Government foreign aid programs have long been unpopular. Except in a few special cases, they have made precious little contribution to economic growth, because neither the US Congress nor a succession of American presidents has been able to resist the temptation to use them for noneconomic (i.e., political) purposes. The largest recipients of what passes for American foreign aid, for example, are Israel and Egypt.

Private business is the clear ideological preference of the Reagan administration to be the channel for the transfer of resources. But as the administration has made clear in the International Harvester case, it also believes that there really ought to be risk in risk enterprise. It will not, in other words, bail out the losers.

Or at least it says it will not. But consider the case of the banks. Some of their loans to the third world were ill-advised to the point of being irresponsible. Some went to enrich corrupt dictators. These two categories can only be explained by a combination of bad business judgment and greed enhanced by high interest rates. But in making a good many, perhaps most, of these loans, the banks were performing a function which otherwise would inevitably have been dumped on governments. They were recycling petrodollars and keeping the third world alive in the aftermath of the oil price shocks.

Things have now reached the point where new loans are being used to pay the interest on old loans. There is not the slightest possibility of any significant payments on the principal. Default is the only alternative to continued extension of credit, and even one signifi-cant default would send shock waves through the international monetary system. So the banks are on a treadmill. They can neither collect old loans nor stop making new ones. This obviously cannot continue forever.

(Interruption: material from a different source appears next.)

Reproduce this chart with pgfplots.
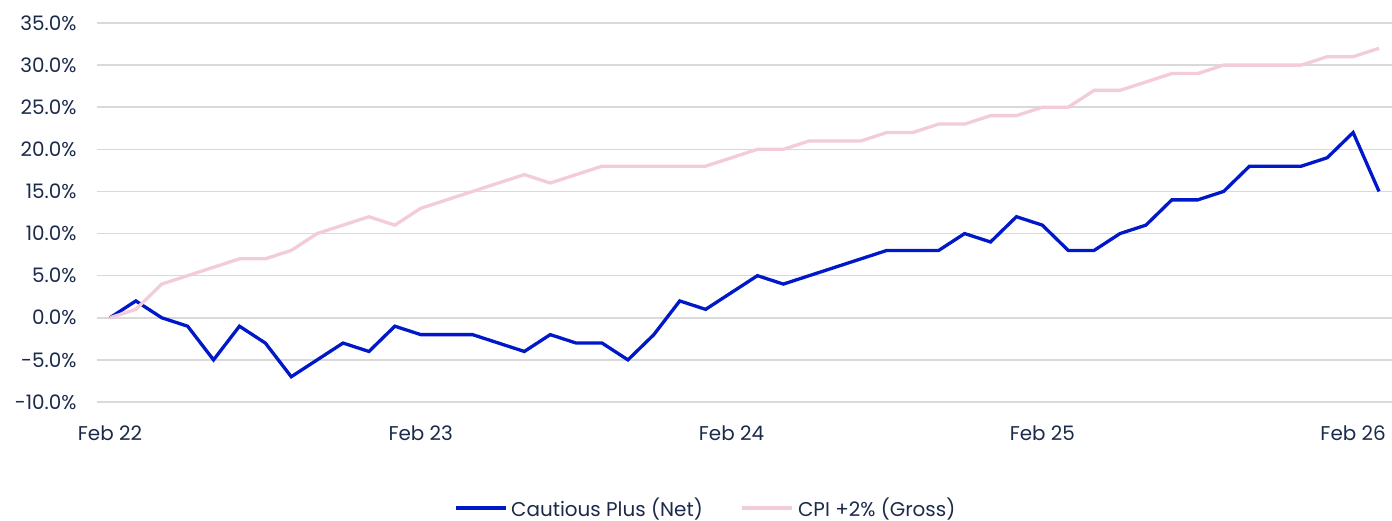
\documentclass[border=0pt]{standalone}
\usepackage{pgfplots}
\pgfplotsset{compat=1.18}
\usepackage{fontspec}
\setmainfont{Poppins}
\definecolor{navy}{HTML}{1B2A4A}
\definecolor{cblue}{HTML}{0018C8}
\definecolor{cpink}{HTML}{F2CDD9}
\definecolor{gridgray}{HTML}{D9D9D9}
\begin{document}
\begin{tikzpicture}
\begin{axis}[
 at={(0bp,0bp)}, anchor=south west,
 scale only axis, width=1295bp, height=379bp,
 xmin=-0.5, xmax=49.5, ymin=-10, ymax=35,
 axis line style={draw=none},
 major tick length=0pt,
 ymajorgrids, grid style={gridgray, line width=1.5bp},
 ytick={-10,-5,...,35},
 yticklabels={-10.0\%,-5.0\%,0.0\%,5.0\%,10.0\%,15.0\%,20.0\%,25.0\%,30.0\%,35.0\%},
 xtick={0,12,24,36,48},
 xticklabels={Feb 22,Feb 23,Feb 24,Feb 25,Feb 26},
 ticklabel style={font=\fontsize{20}{24}\selectfont, text=navy},
 yticklabel style={xshift=-17bp},
 xticklabel style={yshift=-20bp},
 legend style={at={(0.47,-0.28)}, anchor=center, draw=none, fill=none,
   font=\fontsize{20}{24}\selectfont, text=navy,
   /tikz/every odd column/.append style={column sep=2bp},
   /tikz/every even column/.append style={column sep=36bp}},
 legend columns=2,
 legend image code/.code={\draw[#1] (0bp,0bp) -- (50bp,0bp);},
]
\addplot[cblue, line width=3.3bp, line join=miter] table {
x y
0 0
1 2
2 0
3 -1
4 -5
5 -1
6 -3
7 -7
8 -5
9 -3
10 -4
11 -1
12 -2
13 -2
14 -2
15 -3
16 -4
17 -2
18 -3
19 -3
20 -5
21 -2
22 2
23 1
24 3
25 5
26 4
27 5
28 6
29 7
30 8
31 8
32 8
33 10
34 9
35 12
36 11
37 8
38 8
39 10
40 11
41 14
42 14
43 15
44 18
45 18
46 18
47 19
48 22
49 15
};
\addlegendentry{Cautious Plus (Net)}
\addplot[cpink, line width=3.3bp] table {
x y
0 0
1 1
2 4
3 5
4 6
5 7
6 7
7 8
8 10
9 11
10 12
11 11
12 13
13 14
14 15
15 16
16 17
17 16
18 17
19 18
20 18
21 18
22 18
23 18
24 19
25 20
26 20
27 21
28 21
29 21
30 22
31 22
32 23
33 23
34 24
35 24
36 25
37 25
38 27
39 27
40 28
41 29
42 29
43 30
44 30
45 30
46 30
47 31
48 31
49 32
};
\addlegendentry{CPI +2\% (Gross)}
\end{axis}
\pgfresetboundingbox
\path[use as bounding box] (-97bp,-119bp) rectangle (1295bp,402bp);
\end{tikzpicture}
\end{document}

There are political voices in Congress urging that Poland, for example, be formally declared in default as a means of punishing its martial law government. The practical effect of this would be that Poland's creditor banks would have to write off their Polish loans as losses. A default in Poland would likely trigger defaults in other countries. It would not take very many of these to turn black ink into red for some of the biggest banks, and perhaps set off a domino effect.

It is hard to feel much sympathy for the bankers, especially when they themselves are largely responsible for the extent of their predicament. There is something appealing about the administration's no-bail-out policy.

There is, however, a broader public interest. It is not just the third world that is in an economic bind. The industrialized world - and the communist world, too, for that matter - find the times piled high with difficulties. The Penn Square failure in the US and the plight of the savings and loan industry indicate that we are perhaps not far from crisis even without the matter of foreign loans.

When the volume of new bank loans is cut back - as seems inevitable - there is going to be a financial crunch in the borrowing countries. An urgent question will be how to keep that crunch from getting out of hand with both political and economic repercussions that would be bad for everybody. Two ways, not mutually exclusive, suggest themselves. One is government-to-government loans, substituting in effect the public money of governments for the private money of banks. This would certainly not appeal to the lending governments, least of all to the Reagan administration, because of its budgetary impact.

The other way to deal with the crunch is through the International Monetary Fund which has an admirable track record though it has never had to handle a crisis of such potential worldwide breadth and depth. If the IMF is to deal with this, however, it needs more resources, and these must come from its member governments. The Reagan administration has resisted such proposals. But, as it examines the alternatives, it may find expanding the fund less unattractive.